• _EXERCISE_
Pictures stay out of this copy, which runs from the first line of the material through the line containing "return tuple(c *".

• _INFORMATION PROVIDED_
::::::
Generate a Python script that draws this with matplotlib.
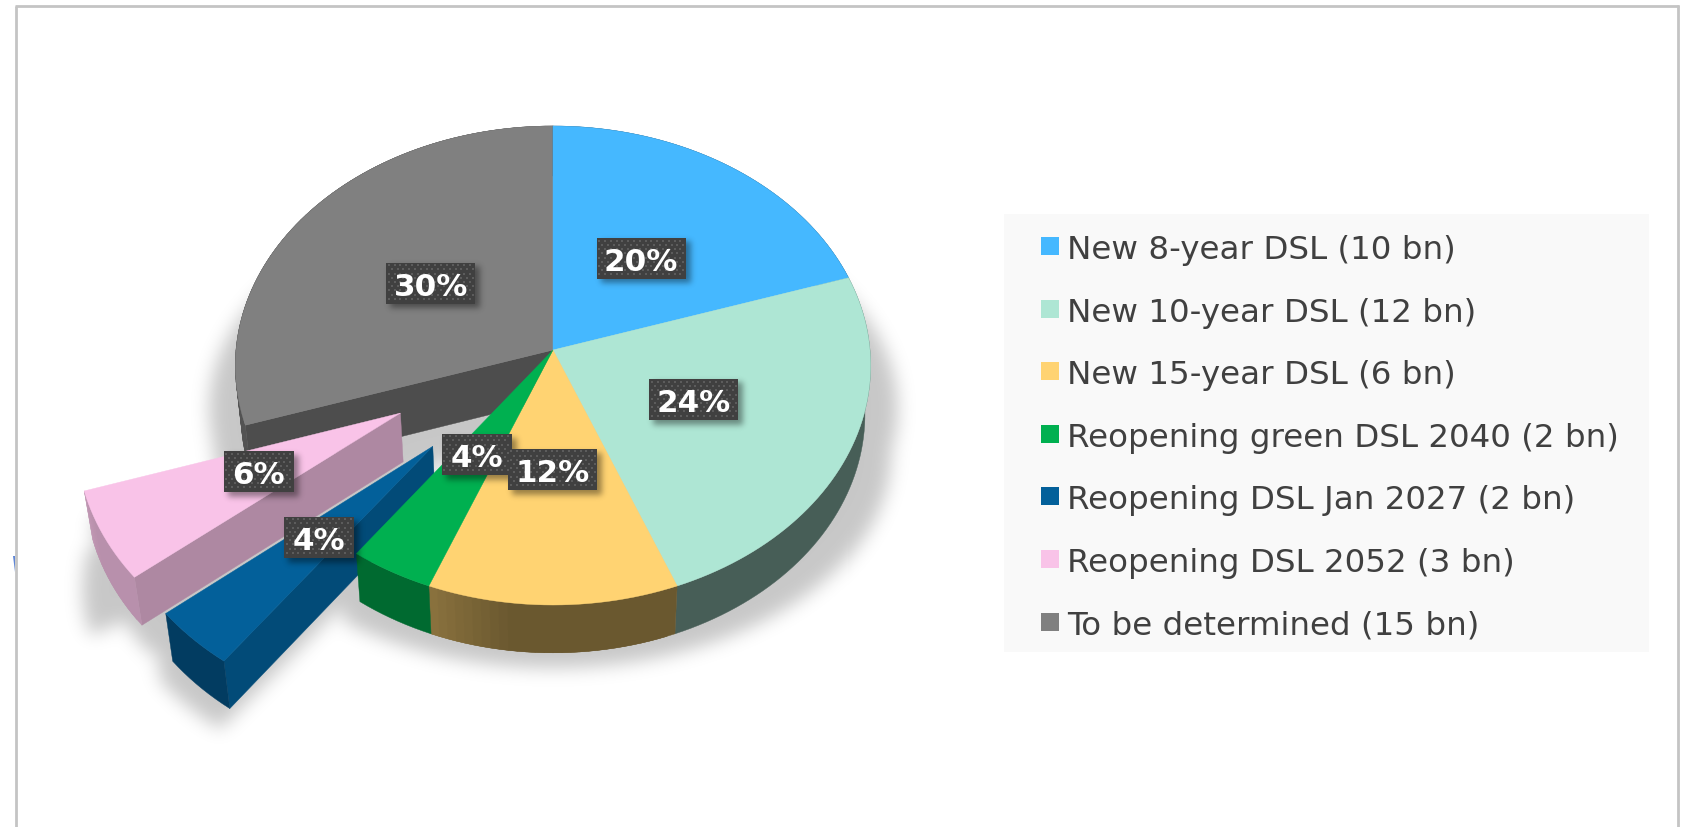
import numpy as np
import matplotlib
matplotlib.use("Agg")
import matplotlib.pyplot as plt
from matplotlib.backends.backend_agg import FigureCanvasAgg
from matplotlib.figure import Figure
from matplotlib.patches import Polygon, Rectangle

# data
names = ["New 8-year DSL (10 bn)", "New 10-year DSL (12 bn)", "New 15-year DSL (6 bn)",
         "Reopening green DSL 2040 (2 bn)", "Reopening DSL Jan 2027 (2 bn)",
         "Reopening DSL 2052 (3 bn)", "To be determined (15 bn)"]
shares = [20, 24, 12, 4, 4, 6, 30]
explode = [0, 0, 0, 0, 0.54, 0.54, 0]
colors = ["#45B8FF", "#AEE6D4", "#FFD372", "#00B050", "#03609A", "#F9C3E8", "#808080"]

# brightness of the sides: arc start, arc end, cut edge
arc_shade = [(0.4, 0.4), (0.41, 0.41), (0.415, 0.55), (0.6, 0.6), (0.63, 0.63), (0.74, 0.78), (0.65, 0.8)]
cut_shade = [0.6, 0.6, 0.6, 0.6, 0.78, 0.7, 0.6]

W, H = 1683, 828
CX, CY, RX, RY = 553, 351, 317, 238.5
P = 0.0647       # perspective
B, D = 0.982, 49  # bottom face scale and thickness
LABEL_R = 0.485


def project(x, y, bottom=False):
    x, y = np.asarray(x, float), np.asarray(y, float)
    w = 1 + P * y
    sx = CX + RX * x / w
    sy = CY - RY * y / w
    if bottom:
        sx = CX + (sx - CX) * B
        sy = CY + (sy - CY) * B + D / w
    return np.column_stack([sx, sy])


def shade(col, f):
    return tuple(c * f for c in matplotlib.colors.to_rgb(col))


edges = np.radians(np.cumsum([0] + shares) * 3.6)
faces = {}     # slice index -> list of (points, colour)
for i in range(len(shares)):
    a0, a1 = edges[i], edges[i + 1]
    mid = (a0 + a1) / 2
    ox, oy = explode[i] * np.sin(mid), explode[i] * np.cos(mid)
    col = colors[i]
    aa = np.linspace(a0, a1, max(int(np.degrees(a1 - a0) / 1.5), 2) + 1)
    ax_, ay_ = ox + np.sin(aa), oy + np.cos(aa)
    top_arc = project(ax_, ay_)
    bot_arc = project(ax_, ay_, True)
    lst = []
    # cut edge at the start angle of the slice
    if i in (4, 5, 6):
        pts = np.vstack([project([ox, ax_[0]], [oy, ay_[0]]), project([ax_[0], ox], [ay_[0], oy], True)])
        lst.append((pts, shade(col, cut_shade[i])))
    # outer side, overlapping strips where there is a gradient
    s0, s1 = arc_shade[i]
    if s0 == s1:
        lst.append((np.vstack([top_arc, bot_arc[::-1]]), shade(col, s0)))
    else:
        n = len(aa) - 1
        for k in range(n):
            t = k / n
            f = s0 + (s1 - s0) * max(0, (t - 0.65) / 0.35)
            pts = np.vstack([top_arc[k:k + 3], bot_arc[k:k + 3][::-1]])
            lst.append((pts, shade(col, f)))
    # top face
    lst.append((np.vstack([project([ox], [oy]), top_arc]), col))
    faces[i] = lst

draw_order = [6, 5, 4, 0, 1, 2, 3]


def blur(img, sigma):
    fy = np.fft.fftfreq(img.shape[0])[:, None]
    fx = np.fft.rfftfreq(img.shape[1])[None, :]
    g = np.exp(-2 * (np.pi * sigma) ** 2 * (fx ** 2 + fy ** 2))
    return np.fft.irfft2(np.fft.rfft2(img) * g, s=img.shape)


def raster(polys):
    f = Figure(figsize=(W / 100, H / 100), dpi=100)
    cv = FigureCanvasAgg(f)
    a = f.add_axes([0, 0, 1, 1])
    a.set_xlim(0, W)
    a.set_ylim(H, 0)
    a.axis("off")
    for p in polys:
        a.add_patch(Polygon(p, closed=True, fc="k", ec="k", lw=0.5))
    cv.draw()
    return 1 - np.asarray(cv.buffer_rgba())[:, :, 0] / 255.0


def black_layer(mask, alpha):
    rgba = np.zeros(mask.shape + (4,))
    rgba[:, :, 3] = np.clip(mask, 0, 1) * alpha
    return rgba


# pie shadow: every group has its own scale and shift
shadow_polys = []
for i in range(len(shares)):
    if i == 5:
        sc, sy_, dx, dy = 1.0, 1.0, 8, 28
    elif i == 4:
        sc, sy_, dx, dy = 1.03, 1.0, 0, 20
    else:
        sc, sy_, dx, dy = 1.08, 0.9, 0, 45
    for pts, _ in faces[i]:
        q = pts.copy()
        q[:, 0] = CX + (q[:, 0] - CX) * sc + dx
        q[:, 1] = CY + (q[:, 1] - CY) * sy_ + dy
        shadow_polys.append(q)
# the pink slice casts a longer sheared shadow towards the lower left
q = faces[5][-1][0].copy()
q[:, 0] = q[:, 0] - 0.55 * (q[:, 1] - 492) + 4
q[:, 1] = q[:, 1] + 58
shadow_polys.append(q)
pie_shadow = blur(raster(shadow_polys), 9)

plt.rcParams["font.family"] = "DejaVu Sans"
fig = plt.figure(figsize=(W / 100, H / 100), dpi=100, facecolor="white")
ax = fig.add_axes([0, 0, 1, 1])
ax.imshow(black_layer(pie_shadow, 0.22), extent=(0, W, H, 0), aspect="auto", zorder=1, interpolation="nearest")

z = 2
for i in draw_order:
    for pts, c in faces[i]:
        ax.add_patch(Polygon(pts, closed=True, fc=c, ec=c, lw=0.3, zorder=z))
        z += 0.001

# percent labels sit on the slices, in boxes with a dotted fill
label_xy = []
box_polys = []
for i, v in enumerate(shares):
    mid = (edges[i] + edges[i + 1]) / 2
    r = LABEL_R + explode[i]
    p = project(r * np.sin(mid), r * np.cos(mid))[0]
    bw = 70 if v < 10 else 89
    label_xy.append((p[0], p[1], bw, 41))
    x0, y0 = p[0] - bw / 2, p[1] - 20.5
    box_polys.append(np.array([[x0, y0], [x0 + bw, y0], [x0 + bw, y0 + 41], [x0, y0 + 41]]) + [4, 4])

ax.imshow(black_layer(blur(raster(box_polys), 3), 0.4), extent=(0, W, H, 0), aspect="auto", zorder=5,
          interpolation="nearest")

for i, v in enumerate(shares):
    x, y, bw, bh = label_xy[i]
    ax.add_patch(Rectangle((x - bw / 2, y - bh / 2), bw, bh, fc="#404040", ec="none", zorder=6))
    xs, ys = [], []
    for r, yy in enumerate(np.arange(y - bh / 2 + 2.5, y + bh / 2 - 1, 4.2)):
        for xx in np.arange(x - bw / 2 + 2.5 + (r % 2) * 2.9, x + bw / 2 - 1, 5.8):
            xs.append(xx)
            ys.append(yy)
    ax.scatter(xs, ys, s=1.6, marker="s", c="#5C5C5C", linewidths=0, zorder=6.1)
    ax.text(x, y, f"{v}%", color="white", fontsize=22.3, fontweight="bold", ha="center", va="center_baseline",
            zorder=7)

# legend
ax.add_patch(Rectangle((1004, 215), 645, 438, fc="#F9F9F9", ec="none", zorder=2))
for i, name in enumerate(names):
    y = 247 + i * 62.6
    ax.add_patch(Rectangle((1041, y - 9), 18, 18, fc=colors[i], ec="none", zorder=3))
    ax.text(1067, y, name, color="#404040", fontsize=23.4, ha="left", va="center_baseline", zorder=3)

# outer frame and the small mark on it
ax.plot([16, 16], [828, 7], color="#C4C4C4", lw=2, zorder=3, solid_capstyle="butt")
ax.plot([15, 1679], [7, 7], color="#C4C4C4", lw=2, zorder=3, solid_capstyle="butt")
ax.plot([1678.5, 1678.5], [6, 828], color="#C4C4C4", lw=2, zorder=3, solid_capstyle="butt")
ax.add_patch(Polygon([[13, 557], [15, 557], [15, 573]], closed=True, fc="#5F86D6", ec="none", zorder=2))

ax.set_xlim(0, W)
ax.set_ylim(H, 0)
ax.axis("off")
fig.savefig("out.png", dpi=100)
::::::
• _CORRECT OUTPUT_
Generate a Python script that draws this with matplotlib.
import numpy as np
import matplotlib
matplotlib.use("Agg")
import matplotlib.pyplot as plt
from matplotlib.backends.backend_agg import FigureCanvasAgg
from matplotlib.figure import Figure
from matplotlib.patches import Polygon, Rectangle

# data
names = ["New 8-year DSL (10 bn)", "New 10-year DSL (12 bn)", "New 15-year DSL (6 bn)",
         "Reopening green DSL 2040 (2 bn)", "Reopening DSL Jan 2027 (2 bn)",
         "Reopening DSL 2052 (3 bn)", "To be determined (15 bn)"]
shares = [20, 24, 12, 4, 4, 6, 30]
explode = [0, 0, 0, 0, 0.54, 0.54, 0]
colors = ["#45B8FF", "#AEE6D4", "#FFD372", "#00B050", "#03609A", "#F9C3E8", "#808080"]

# brightness of the sides: arc start, arc end, cut edge
arc_shade = [(0.4, 0.4), (0.41, 0.41), (0.415, 0.55), (0.6, 0.6), (0.63, 0.63), (0.74, 0.78), (0.65, 0.8)]
cut_shade = [0.6, 0.6, 0.6, 0.6, 0.78, 0.7, 0.6]

W, H = 1683, 828
CX, CY, RX, RY = 553, 351, 317, 238.5
P = 0.0647       # perspective
B, D = 0.982, 49  # bottom face scale and thickness
LABEL_R = 0.485


def project(x, y, bottom=False):
    x, y = np.asarray(x, float), np.asarray(y, float)
    w = 1 + P * y
    sx = CX + RX * x / w
    sy = CY - RY * y / w
    if bottom:
        sx = CX + (sx - CX) * B
        sy = CY + (sy - CY) * B + D / w
    return np.column_stack([sx, sy])


def shade(col, f):
    return tuple(c * f for c in matplotlib.colors.to_rgb(col))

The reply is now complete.